PROBLEM TO SOLVE =>
Repeat the listing word for word. No pictures belong in the copy.

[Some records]
◆ ◆ ◆ ◆ ◆ ◆ ◆

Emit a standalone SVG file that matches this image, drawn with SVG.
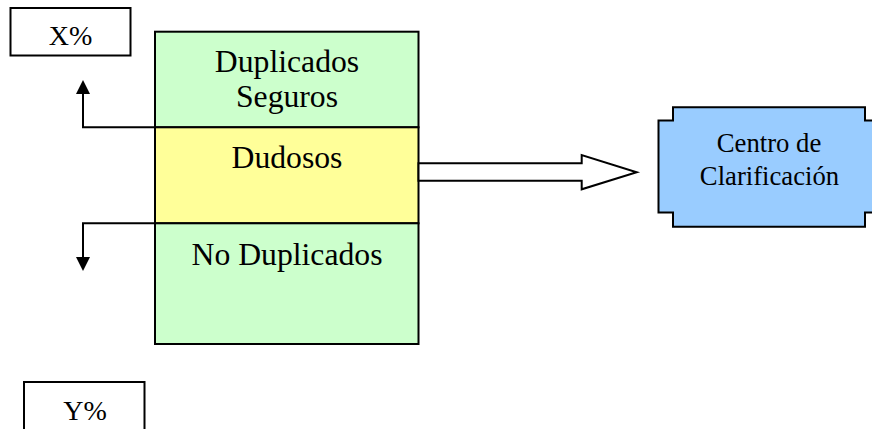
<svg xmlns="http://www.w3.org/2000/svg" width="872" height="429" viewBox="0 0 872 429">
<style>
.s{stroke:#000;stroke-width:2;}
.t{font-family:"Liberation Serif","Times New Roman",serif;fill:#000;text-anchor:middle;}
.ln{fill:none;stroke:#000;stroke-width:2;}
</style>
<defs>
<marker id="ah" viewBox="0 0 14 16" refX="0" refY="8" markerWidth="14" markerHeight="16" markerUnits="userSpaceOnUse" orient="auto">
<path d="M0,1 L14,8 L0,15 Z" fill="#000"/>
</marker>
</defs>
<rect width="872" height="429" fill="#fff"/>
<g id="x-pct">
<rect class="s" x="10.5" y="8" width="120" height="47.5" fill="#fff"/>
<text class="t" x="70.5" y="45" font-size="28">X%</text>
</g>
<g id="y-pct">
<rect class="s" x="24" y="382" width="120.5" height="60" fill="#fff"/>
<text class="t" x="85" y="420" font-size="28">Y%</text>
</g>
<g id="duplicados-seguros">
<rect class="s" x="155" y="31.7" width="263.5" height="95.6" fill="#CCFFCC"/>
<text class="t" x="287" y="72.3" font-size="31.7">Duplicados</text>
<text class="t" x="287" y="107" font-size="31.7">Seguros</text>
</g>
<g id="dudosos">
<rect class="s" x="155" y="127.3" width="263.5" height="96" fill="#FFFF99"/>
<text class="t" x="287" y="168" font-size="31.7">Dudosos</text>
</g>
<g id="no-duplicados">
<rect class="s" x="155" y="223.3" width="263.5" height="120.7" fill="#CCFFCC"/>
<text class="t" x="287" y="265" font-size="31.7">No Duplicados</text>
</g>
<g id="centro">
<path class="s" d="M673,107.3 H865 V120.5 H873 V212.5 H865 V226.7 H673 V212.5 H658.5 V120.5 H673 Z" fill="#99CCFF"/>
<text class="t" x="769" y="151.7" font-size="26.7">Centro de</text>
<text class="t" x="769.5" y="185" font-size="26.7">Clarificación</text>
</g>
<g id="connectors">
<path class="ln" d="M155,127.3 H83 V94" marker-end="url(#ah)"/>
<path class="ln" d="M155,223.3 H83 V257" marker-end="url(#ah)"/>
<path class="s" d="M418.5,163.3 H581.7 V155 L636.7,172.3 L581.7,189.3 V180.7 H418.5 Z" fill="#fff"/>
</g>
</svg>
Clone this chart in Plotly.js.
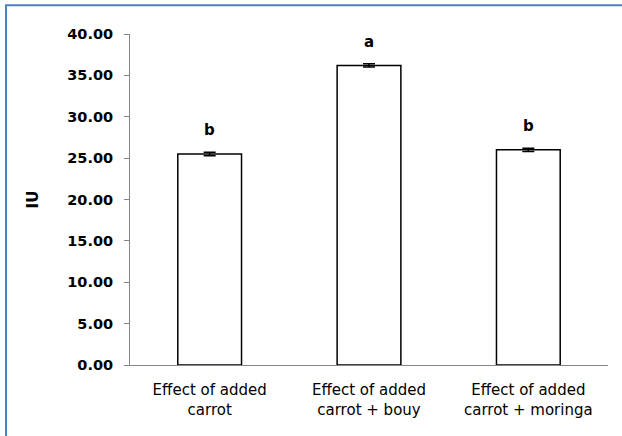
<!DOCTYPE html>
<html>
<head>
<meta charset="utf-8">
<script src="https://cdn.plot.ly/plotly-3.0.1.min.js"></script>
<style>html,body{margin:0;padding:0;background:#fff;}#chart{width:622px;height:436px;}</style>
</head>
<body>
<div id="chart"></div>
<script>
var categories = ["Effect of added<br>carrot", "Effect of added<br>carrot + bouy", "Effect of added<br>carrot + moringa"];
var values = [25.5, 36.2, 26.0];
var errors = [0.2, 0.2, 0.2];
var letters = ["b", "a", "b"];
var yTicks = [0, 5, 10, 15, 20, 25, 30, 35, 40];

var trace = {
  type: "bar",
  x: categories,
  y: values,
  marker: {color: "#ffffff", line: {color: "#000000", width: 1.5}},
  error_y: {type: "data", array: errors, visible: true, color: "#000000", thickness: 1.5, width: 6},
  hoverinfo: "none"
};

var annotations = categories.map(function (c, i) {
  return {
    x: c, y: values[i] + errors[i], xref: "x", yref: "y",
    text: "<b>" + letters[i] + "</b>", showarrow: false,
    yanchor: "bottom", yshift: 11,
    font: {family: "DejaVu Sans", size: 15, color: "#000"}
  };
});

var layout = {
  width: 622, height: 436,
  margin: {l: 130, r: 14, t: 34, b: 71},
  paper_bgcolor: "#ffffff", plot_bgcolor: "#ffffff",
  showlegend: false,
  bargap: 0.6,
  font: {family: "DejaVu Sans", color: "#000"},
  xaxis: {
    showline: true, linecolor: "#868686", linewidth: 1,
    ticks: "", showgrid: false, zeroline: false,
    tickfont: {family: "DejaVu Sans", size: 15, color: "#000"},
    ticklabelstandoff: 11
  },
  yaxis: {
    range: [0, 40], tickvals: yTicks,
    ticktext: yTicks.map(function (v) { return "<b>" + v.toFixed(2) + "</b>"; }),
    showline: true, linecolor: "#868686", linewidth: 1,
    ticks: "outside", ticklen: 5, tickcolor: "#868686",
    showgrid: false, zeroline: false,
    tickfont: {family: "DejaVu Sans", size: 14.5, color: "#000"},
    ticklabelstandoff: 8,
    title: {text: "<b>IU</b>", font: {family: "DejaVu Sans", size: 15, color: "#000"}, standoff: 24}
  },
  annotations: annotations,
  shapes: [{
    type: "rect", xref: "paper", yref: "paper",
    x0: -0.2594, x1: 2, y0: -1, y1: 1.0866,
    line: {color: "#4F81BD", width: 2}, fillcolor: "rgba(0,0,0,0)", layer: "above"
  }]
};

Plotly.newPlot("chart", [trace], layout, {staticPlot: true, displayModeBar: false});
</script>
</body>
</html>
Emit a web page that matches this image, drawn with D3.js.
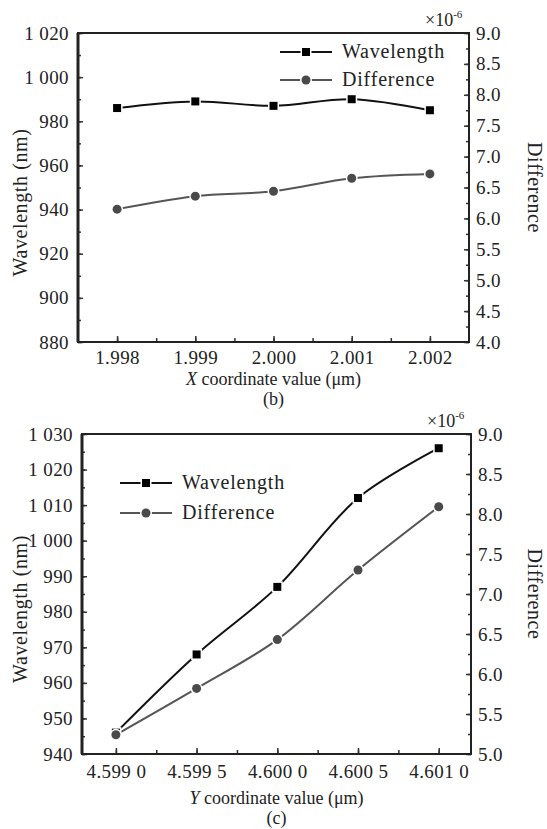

◆ ◆ ◆ ◆ ◆ ◆ ◆

TASK RESPONSE =>
Emit a standalone SVG file that matches this image, drawn with SVG.
<svg xmlns="http://www.w3.org/2000/svg" width="872" height="429" viewBox="0 0 872 429">
<style>
.s{stroke:#000;stroke-width:2;}
.t{font-family:"Liberation Serif","Times New Roman",serif;fill:#000;text-anchor:middle;}
.ln{fill:none;stroke:#000;stroke-width:2;}
</style>
<defs>
<marker id="ah" viewBox="0 0 14 16" refX="0" refY="8" markerWidth="14" markerHeight="16" markerUnits="userSpaceOnUse" orient="auto">
<path d="M0,1 L14,8 L0,15 Z" fill="#000"/>
</marker>
</defs>
<rect width="872" height="429" fill="#fff"/>
<g id="x-pct">
<rect class="s" x="10.5" y="8" width="120" height="47.5" fill="#fff"/>
<text class="t" x="70.5" y="45" font-size="28">X%</text>
</g>
<g id="y-pct">
<rect class="s" x="24" y="382" width="120.5" height="60" fill="#fff"/>
<text class="t" x="85" y="420" font-size="28">Y%</text>
</g>
<g id="duplicados-seguros">
<rect class="s" x="155" y="31.7" width="263.5" height="95.6" fill="#CCFFCC"/>
<text class="t" x="287" y="72.3" font-size="31.7">Duplicados</text>
<text class="t" x="287" y="107" font-size="31.7">Seguros</text>
</g>
<g id="dudosos">
<rect class="s" x="155" y="127.3" width="263.5" height="96" fill="#FFFF99"/>
<text class="t" x="287" y="168" font-size="31.7">Dudosos</text>
</g>
<g id="no-duplicados">
<rect class="s" x="155" y="223.3" width="263.5" height="120.7" fill="#CCFFCC"/>
<text class="t" x="287" y="265" font-size="31.7">No Duplicados</text>
</g>
<g id="centro">
<path class="s" d="M673,107.3 H865 V120.5 H873 V212.5 H865 V226.7 H673 V212.5 H658.5 V120.5 H673 Z" fill="#99CCFF"/>
<text class="t" x="769" y="151.7" font-size="26.7">Centro de</text>
<text class="t" x="769.5" y="185" font-size="26.7">Clarificación</text>
</g>
<g id="connectors">
<path class="ln" d="M155,127.3 H83 V94" marker-end="url(#ah)"/>
<path class="ln" d="M155,223.3 H83 V257" marker-end="url(#ah)"/>
<path class="s" d="M418.5,163.3 H581.7 V155 L636.7,172.3 L581.7,189.3 V180.7 H418.5 Z" fill="#fff"/>
</g>
</svg>
Clone this chart in Plotly.js.
<!DOCTYPE html>
<html>
<head>
<meta charset="utf-8">
<script src="https://cdn.plot.ly/plotly-3.0.1.min.js"></script>
<style>html,body{margin:0;padding:0;background:#fff;}#chart{width:622px;height:436px;}</style>
</head>
<body>
<div id="chart"></div>
<script>
var categories = ["Effect of added<br>carrot", "Effect of added<br>carrot + bouy", "Effect of added<br>carrot + moringa"];
var values = [25.5, 36.2, 26.0];
var errors = [0.2, 0.2, 0.2];
var letters = ["b", "a", "b"];
var yTicks = [0, 5, 10, 15, 20, 25, 30, 35, 40];

var trace = {
  type: "bar",
  x: categories,
  y: values,
  marker: {color: "#ffffff", line: {color: "#000000", width: 1.5}},
  error_y: {type: "data", array: errors, visible: true, color: "#000000", thickness: 1.5, width: 6},
  hoverinfo: "none"
};

var annotations = categories.map(function (c, i) {
  return {
    x: c, y: values[i] + errors[i], xref: "x", yref: "y",
    text: "<b>" + letters[i] + "</b>", showarrow: false,
    yanchor: "bottom", yshift: 11,
    font: {family: "DejaVu Sans", size: 15, color: "#000"}
  };
});

var layout = {
  width: 622, height: 436,
  margin: {l: 130, r: 14, t: 34, b: 71},
  paper_bgcolor: "#ffffff", plot_bgcolor: "#ffffff",
  showlegend: false,
  bargap: 0.6,
  font: {family: "DejaVu Sans", color: "#000"},
  xaxis: {
    showline: true, linecolor: "#868686", linewidth: 1,
    ticks: "", showgrid: false, zeroline: false,
    tickfont: {family: "DejaVu Sans", size: 15, color: "#000"},
    ticklabelstandoff: 11
  },
  yaxis: {
    range: [0, 40], tickvals: yTicks,
    ticktext: yTicks.map(function (v) { return "<b>" + v.toFixed(2) + "</b>"; }),
    showline: true, linecolor: "#868686", linewidth: 1,
    ticks: "outside", ticklen: 5, tickcolor: "#868686",
    showgrid: false, zeroline: false,
    tickfont: {family: "DejaVu Sans", size: 14.5, color: "#000"},
    ticklabelstandoff: 8,
    title: {text: "<b>IU</b>", font: {family: "DejaVu Sans", size: 15, color: "#000"}, standoff: 24}
  },
  annotations: annotations,
  shapes: [{
    type: "rect", xref: "paper", yref: "paper",
    x0: -0.2594, x1: 2, y0: -1, y1: 1.0866,
    line: {color: "#4F81BD", width: 2}, fillcolor: "rgba(0,0,0,0)", layer: "above"
  }]
};

Plotly.newPlot("chart", [trace], layout, {staticPlot: true, displayModeBar: false});
</script>
</body>
</html>
Emit a web page that matches this image, drawn with D3.js.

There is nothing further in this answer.